Agricultural pollution has also been cited as a likely source of another recent scourge on the Susquehanna River: blooms of toxic levels of algae. The algae feed on phosphates and nitrates, two nutrients in industrial fertilizers. When the algae proliferate, at times stretching bank to bank, biologists say, they suck oxygen from the water and leave little for fish. (A similar algae bloom in Lake Erie has now imperiled drinking water in Toledo, Ohio).

Agriculture “keeps coming up,” said Geoff Smith, Susquehanna River biologist for the Pennsylvania Fish and Boat Commission. “It’s frustrating.”

Intersex fish found throughout Susquehanna River Basin

The Susquehanna River watershed stretches from the hills of western New York to the low-lying estuary of Chesapeake Bay in Maryland, but the bulk of it spans the rich farmland of central Pennsylvania. Researchers have discovered intersex fish in this river and have said there is a correlation between unhealthy fish and intensifying agricultural practices.

Source: River basin geography and waterways from the Susquehanna River Basin Commission. Sampling locations from Reproductive health indicators of fishes from Pennsylvania watersheds: association with chemicals of emerging concern," published June 17, 2014.

On Wednesday, Smith finished the latest census of smallmouth bass in the Susquehanna and found numbers still low and many fish covered with sores and lesions. In 2013 nearly half of all smallmouth bass in the river showed signs of disease, the highest percentage yet.

(In 2011 the conservation nonprofit organization American Rivers listed the Susquehanna as the most endangered river in the nation, not because of pollution from wastewater or agriculture, but because of the potential for contamination from fracking. In 2010 the conservation group American Rivers named the Upper Delaware River the nation’s most endangered for the same reason.
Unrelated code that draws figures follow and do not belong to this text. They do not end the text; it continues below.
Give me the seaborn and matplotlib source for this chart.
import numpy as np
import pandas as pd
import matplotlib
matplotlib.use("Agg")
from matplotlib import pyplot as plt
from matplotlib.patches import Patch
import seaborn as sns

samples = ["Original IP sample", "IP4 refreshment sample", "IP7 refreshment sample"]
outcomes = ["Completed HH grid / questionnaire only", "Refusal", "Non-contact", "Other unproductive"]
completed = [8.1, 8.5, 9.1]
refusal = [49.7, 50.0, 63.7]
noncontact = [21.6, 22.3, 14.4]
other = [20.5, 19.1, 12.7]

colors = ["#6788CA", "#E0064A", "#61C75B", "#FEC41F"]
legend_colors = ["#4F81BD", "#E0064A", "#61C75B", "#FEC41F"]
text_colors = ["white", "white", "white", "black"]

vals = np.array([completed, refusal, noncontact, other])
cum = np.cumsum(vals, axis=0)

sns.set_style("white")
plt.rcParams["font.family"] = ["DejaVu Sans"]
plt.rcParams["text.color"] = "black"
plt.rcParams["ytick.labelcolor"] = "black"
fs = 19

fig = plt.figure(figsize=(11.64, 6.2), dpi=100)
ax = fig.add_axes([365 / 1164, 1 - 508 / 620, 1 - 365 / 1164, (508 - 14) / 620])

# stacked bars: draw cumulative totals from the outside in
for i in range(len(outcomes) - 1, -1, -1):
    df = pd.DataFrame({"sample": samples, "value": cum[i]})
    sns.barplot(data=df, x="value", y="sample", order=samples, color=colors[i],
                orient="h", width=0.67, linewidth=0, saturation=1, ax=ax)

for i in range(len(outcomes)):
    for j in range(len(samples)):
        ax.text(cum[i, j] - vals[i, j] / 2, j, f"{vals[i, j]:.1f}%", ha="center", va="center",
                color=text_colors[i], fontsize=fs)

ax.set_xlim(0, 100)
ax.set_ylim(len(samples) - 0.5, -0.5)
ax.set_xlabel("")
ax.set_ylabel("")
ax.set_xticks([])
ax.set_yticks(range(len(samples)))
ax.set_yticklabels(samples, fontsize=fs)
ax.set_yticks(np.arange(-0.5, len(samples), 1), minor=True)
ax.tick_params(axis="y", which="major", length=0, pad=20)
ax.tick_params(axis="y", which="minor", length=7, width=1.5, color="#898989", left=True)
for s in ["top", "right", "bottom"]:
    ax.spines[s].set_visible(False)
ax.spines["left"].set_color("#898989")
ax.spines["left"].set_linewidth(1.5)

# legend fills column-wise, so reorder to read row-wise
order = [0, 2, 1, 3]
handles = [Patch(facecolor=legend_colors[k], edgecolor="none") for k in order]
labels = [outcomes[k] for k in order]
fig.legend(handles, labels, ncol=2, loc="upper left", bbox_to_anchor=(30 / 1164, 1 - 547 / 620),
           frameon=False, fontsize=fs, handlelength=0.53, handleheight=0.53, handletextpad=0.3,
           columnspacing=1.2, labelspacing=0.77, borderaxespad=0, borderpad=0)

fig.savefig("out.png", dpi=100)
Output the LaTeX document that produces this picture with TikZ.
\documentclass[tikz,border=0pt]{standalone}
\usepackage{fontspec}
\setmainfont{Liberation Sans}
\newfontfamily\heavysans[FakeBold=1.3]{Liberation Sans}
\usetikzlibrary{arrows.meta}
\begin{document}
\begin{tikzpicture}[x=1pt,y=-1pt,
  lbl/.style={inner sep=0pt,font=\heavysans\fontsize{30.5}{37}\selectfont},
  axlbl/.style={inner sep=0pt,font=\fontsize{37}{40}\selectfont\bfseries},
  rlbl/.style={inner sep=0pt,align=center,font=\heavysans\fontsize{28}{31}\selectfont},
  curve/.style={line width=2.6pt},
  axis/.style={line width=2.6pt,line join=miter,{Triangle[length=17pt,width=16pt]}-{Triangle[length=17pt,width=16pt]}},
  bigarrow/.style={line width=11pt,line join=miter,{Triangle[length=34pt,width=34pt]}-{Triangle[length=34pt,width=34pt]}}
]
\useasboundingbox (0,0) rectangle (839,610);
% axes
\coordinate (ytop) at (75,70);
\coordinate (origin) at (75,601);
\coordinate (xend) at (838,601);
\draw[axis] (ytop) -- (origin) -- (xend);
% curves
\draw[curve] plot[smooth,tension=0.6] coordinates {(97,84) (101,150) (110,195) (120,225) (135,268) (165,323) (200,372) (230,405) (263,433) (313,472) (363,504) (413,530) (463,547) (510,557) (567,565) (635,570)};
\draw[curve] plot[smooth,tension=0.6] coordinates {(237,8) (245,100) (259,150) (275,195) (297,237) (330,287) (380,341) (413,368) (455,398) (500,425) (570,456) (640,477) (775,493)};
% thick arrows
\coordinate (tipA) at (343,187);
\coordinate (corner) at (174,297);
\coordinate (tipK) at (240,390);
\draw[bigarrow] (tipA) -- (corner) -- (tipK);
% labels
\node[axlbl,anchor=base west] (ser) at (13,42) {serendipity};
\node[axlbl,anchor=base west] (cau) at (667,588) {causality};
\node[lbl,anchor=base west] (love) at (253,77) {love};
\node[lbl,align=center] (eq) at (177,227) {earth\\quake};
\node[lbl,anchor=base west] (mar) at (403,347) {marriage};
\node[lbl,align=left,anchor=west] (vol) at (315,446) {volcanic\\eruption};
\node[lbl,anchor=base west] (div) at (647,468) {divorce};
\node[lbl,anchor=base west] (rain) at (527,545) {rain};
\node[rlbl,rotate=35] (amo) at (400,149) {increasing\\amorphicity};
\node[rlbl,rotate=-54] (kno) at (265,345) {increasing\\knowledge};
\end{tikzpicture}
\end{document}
Both of these rivers flow above a huge reserve of natural gas called the Marcellus Shale, which has been tapped by thousands of natural gas wells in the last decade.)

The Environmental Protection Agency has taken broad steps to improve the water quality in the Chesapeake Bay and, by association the Susquehanna River, including raising standards for water-treatment facilities and limiting the amount of sediment that may be sloughed off from municipal storm-water systems and from agricultural operations, across the Chesapeake Bay drainage basin. Critics say this is not enough.  

“We’re focused on improving water quality with the hope that in conjunction with everything else going on that it will have a positive impact on the ecosystem as a whole,” said Tom Wenz, a spokesman for the EPA’s Chesapeake Bay Program Office. “None of these issues is going to be solved through looking at just one aspect.”

But Arway, of the Pennsylvania Fish and Boat Commission, said state and federal leaders must write a cleanup plan specifically for the Susquehanna River, for which news of intersex fish is only the latest in a litany of problems.

“You need a cleanup plan for the river that’s different than the one for the bay,” he said. “I don’t want to be director when the last bass is caught out of the Susquehanna River.”